This is a response to VC 28 Holly 4 ("Name Dropping Again?")...
Holly--
I once LIVED WITH the stage manager for Gumby. We were housemates in the same apartment. Good thing we didn't actually share a bedroom because his was scary. He had a double bed - placed at the precise midpoint along one wall - which he carefully made every morning, pulling the sheet up taut and folding it perfectly evenly over the equally taut blanket, with no wrinkles ever.
Every bit of wall space was covered with something, although it had all been very carefully and symmetrically arranged - a row of framed movie posters spanning the perimeter of the room just beneath the ceiling, then an assortment of nature posters and a large collection of very large swords suspended on long nails.
Rising up from the floor were bookcases he'd built himself to exactly accommodate his extensive collection of paperback thrillers and science fiction. All of the books were arranged by size. Only books of exactly the same height were stored on the same shelf, and all of the shelves were filled.
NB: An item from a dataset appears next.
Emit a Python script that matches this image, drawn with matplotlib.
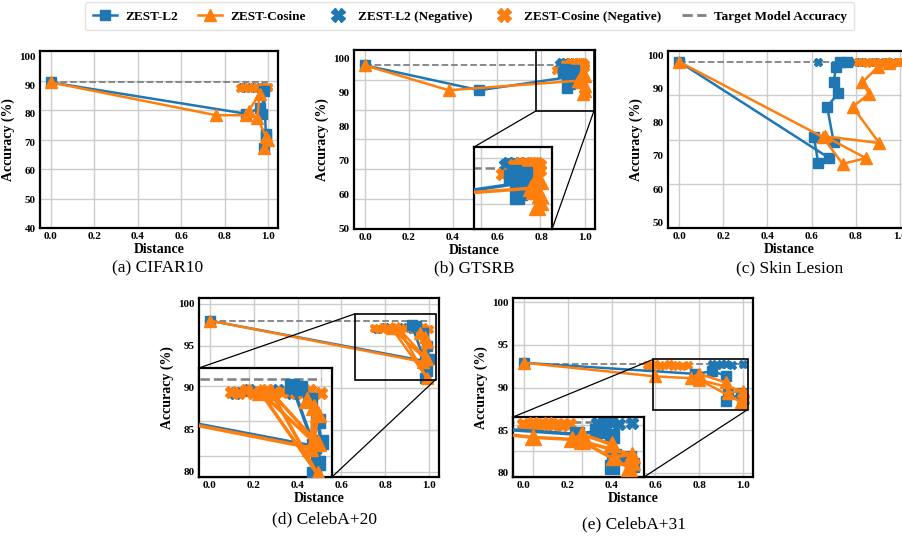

Within the size categories, the books were alphabetized. He kept some clay Gumby and Pokey figures on his desk, along with a pad, some pens in a cannister, an old dial phone and a picture of himself.
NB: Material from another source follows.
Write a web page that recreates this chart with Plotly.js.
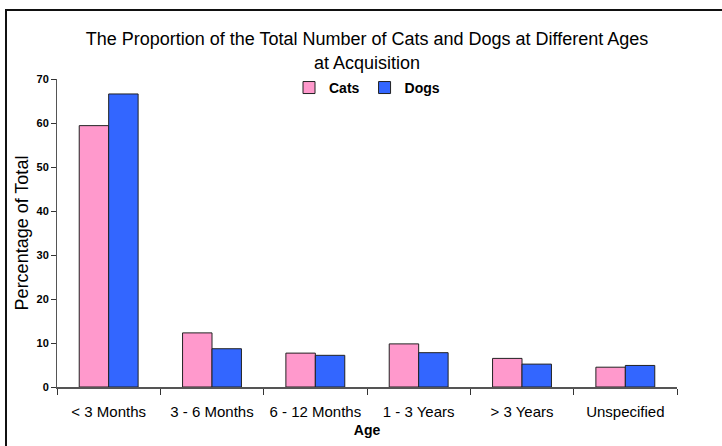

Although his room was immaculate, he never cleaned anything else. Said he didn't know how. He complained of hair in the drain, but surprisingly, it often found its way there. The only things he hated more than hair in the drain, he said, were Gumby and Pokey. It was just hard for him to decide which one he hated more than the other.
For a while he had a girlfriend whom he mostly saw on weekends. When people would ask him if it was serious or if he liked her a lot or how things were going with her, he'd shrug his shoulders and say something like, "She's all right, I guess." Then, when his girlfriend left him, he fell madly in love with her. When she wasn't interested in having him back, he fell apart.
He had crying jags and couldn't sleep at night. Sometimes he'd even call his mother "just to talk," or invite her over, and he really couldn't stand his mother. He called his doctor and begged for tranquilizers and started taking them all the time. He wrote some bad poems that he wanted me to read. Betrayal, death and despair were more frequently used than "a," "and" and "the."
Maybe I sound a little harsh here, but he'd never been particularly nice to the girlfriend, never cleaned and complained that things weren't clean enough, and then he gets bitter and starts writing poems about his personal problems. I tried to be nice about his poems but he was offended anyway - told me I sounded like I was trying to be nice.
Then he moved out. It was just as well. I never did understand him and the swords and those alphabetized books in his room made me particularly nervous.
Sorry to admit at the end that I'm not quite sure what the point of this voice card is. I guess I thought it would have more of one by the time I got to the end. A slice-of-life card maybe? I don't know.